Extract every line of the material that holds the string "matplotlib".

> **Material provided**:

>> start

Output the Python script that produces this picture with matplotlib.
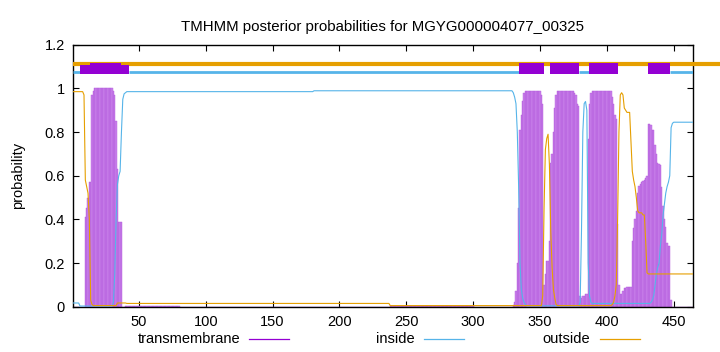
import numpy as np
import matplotlib
matplotlib.use("Agg")
import matplotlib.pyplot as plt
from matplotlib.lines import Line2D
from matplotlib.patches import Rectangle

plt.rcParams['font.family'] = ['Liberation Sans', 'DejaVu Sans']

title = "TMHMM posterior probabilities for MGYG000004077_00325"
seq_len = 464
x_ticks = [50, 100, 150, 200, 250, 300, 350, 400, 450]
y_ticks = [0, 0.2, 0.4, 0.6, 0.8, 1, 1.2]
y_tick_labels = ["0", "0.2", "0.4", "0.6", "0.8", "1", "1.2"]

# transmembrane posterior, pieces start at given residue
tm_pieces = [
    (10, [0.41, 0.45, 0.50, 0.57, 0.57, 0.97, 0.99] + [1.0] * 14
         + [0.99, 0.97, 0.85, 0.63, 0.39, 0.39, 0.39]),
    (40, [0.005] * 41),
    (238, [0.004] * 63),
    (330, [0.01, 0.02, 0.07, 0.20, 0.45, 0.81, 0.88, 0.94, 0.98] + [0.99] * 12
          + [0.97, 0.93, 0.10, 0.15, 0.21, 0.21, 0.30, 0.66, 0.70, 0.80, 0.91, 0.97]
          + [0.99] * 13
          + [0.98, 0.97, 0.93, 0.92, 0.05, 0.04, 0.05, 0.05, 0.06, 0.06, 0.77, 0.93, 0.98]
          + [0.99] * 15
          + [0.96, 0.93, 0.88, 0.86, 0.38, 0.10, 0.06, 0.06, 0.07,
             0.085, 0.085, 0.09, 0.09, 0.09, 0.09, 0.30, 0.36, 0.40, 0.44,
             0.52, 0.555, 0.56, 0.57, 0.575, 0.58, 0.59, 0.60, 0.835, 0.835,
             0.83, 0.81, 0.81, 0.74, 0.70, 0.66, 0.655, 0.65, 0.55, 0.46,
             0.40, 0.365, 0.29, 0.28, 0.28, 0.03]),
]

inside_pieces = [
    (1, [0.017] * 5 + [0.003] * 25),
    (31, [0.02, 0.15, 0.40, 0.56, 0.60, 0.62, 0.80, 0.95, 0.975, 0.98]),
    (41, [0.985] * 140 + [0.989] * 149),
    (330, [0.98, 0.96, 0.93, 0.80, 0.55, 0.20, 0.08, 0.04, 0.02, 0.01] + [0.004] * 40),
    (380, [0.02, 0.35, 0.80, 0.93, 0.94, 0.90, 0.20, 0.05, 0.02] + [0.015] * 44),
    (433, [0.02, 0.03, 0.05, 0.10, 0.15, 0.18, 0.20, 0.28, 0.33, 0.42, 0.47,
           0.52, 0.55, 0.57, 0.60, 0.82, 0.84] + [0.845] * 15),
]

outside_pieces = [
    (1, [0.985] * 8 + [0.97, 0.58, 0.55, 0.52, 0.40, 0.03, 0.01] + [0.005] * 18),
    (34, [0.017] * 7 + [0.015] * 197),
    (238, [0.005] * 114),
    (352, [0.05, 0.45, 0.72, 0.77, 0.79, 0.65, 0.35, 0.18, 0.08, 0.04, 0.01] + [0.005] * 41),
    (404, [0.01, 0.02, 0.05, 0.10, 0.40, 0.80, 0.97, 0.98, 0.97, 0.91, 0.90,
           0.89, 0.89, 0.89, 0.75, 0.62, 0.58, 0.55, 0.50, 0.44, 0.43, 0.43,
           0.43, 0.42, 0.42, 0.30, 0.155] + [0.15] * 34),
]

# predicted topology drawn above the curves
tm_boxes = [(6.3, 42.5, 1.105), (13.8, 37.0, 1.117), (334.2, 353.2, 1.117),
            (357.5, 379.5, 1.117), (386.5, 408.5, 1.117), (430.5, 447.5, 1.117)]
inside_segments = [(1, 6.3), (42.5, 334.2), (379.5, 386.5), (447.5, seq_len)]


def build(pieces):
    arr = np.zeros(seq_len)
    for start, vals in pieces:
        arr[start - 1:start - 1 + len(vals)] = vals
    return arr


pos = np.arange(1, seq_len + 1)
tm = build(tm_pieces)
inside = build(inside_pieces)
outside = build(outside_pieces)

c_tm = '#9400d3'
c_in = '#56b4e9'
c_out = '#e69f00'

fig = plt.figure(figsize=(7.2, 3.52), dpi=100)
ax = fig.add_axes([73.3 / 720, 1 - 306.7 / 352, (692.5 - 73.3) / 720, (306.7 - 44.7) / 352])

ax.bar(pos, tm, width=1.0, color='#c982ea', edgecolor='#b258dd', linewidth=0.3, zorder=2)
ax.plot(pos, inside, color=c_in, lw=0.8, zorder=3)
ax.plot(pos, outside, color=c_out, lw=0.8, zorder=3)

# topology line
ax.plot([1, 486], [1.111, 1.111], color=c_out, lw=3.0, clip_on=False, zorder=4,
        solid_capstyle='butt')
for a, b in inside_segments:
    ax.plot([a, b], [1.074, 1.074], color=c_in, lw=2.0, zorder=4, solid_capstyle='butt')
for a, b, top in tm_boxes:
    ax.add_patch(Rectangle((a, 1.068), b - a, top - 1.068, facecolor=c_tm,
                           edgecolor='none', zorder=5))

ax.set_xlim(1, seq_len)
ax.set_ylim(0, 1.2)
ax.set_xticks(x_ticks)
ax.set_yticks(y_ticks)
ax.set_yticklabels(y_tick_labels)
ax.tick_params(direction='in', length=4, width=0.8, top=True, right=True,
               labelsize=10.5, pad=6)
for s in ax.spines.values():
    s.set_linewidth(1.0)
ax.set_ylabel("probability", fontsize=10.5, labelpad=14)
ax.set_title(title, fontsize=10.8, pad=10)

# key below the axis
key = [("transmembrane", c_tm, 240, 249), ("inside", c_in, 415, 424), ("outside", c_out, 590, 600)]
for label, col, tx, lx in key:
    fig.text(tx / 720, 1 - 339 / 352, label, ha='right', va='center', fontsize=10.5)
    fig.add_artist(Line2D([lx / 720, (lx + 40) / 720], [1 - 339 / 352, 1 - 339 / 352],
                          color=col, lw=0.9))

fig.savefig("out.png", dpi=100)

>> end

> **Full answer**:
Output the Python script that produces this picture with matplotlib.
import matplotlib
matplotlib.use("Agg")
import matplotlib.pyplot as plt
from matplotlib.lines import Line2D
from matplotlib.patches import Rectangle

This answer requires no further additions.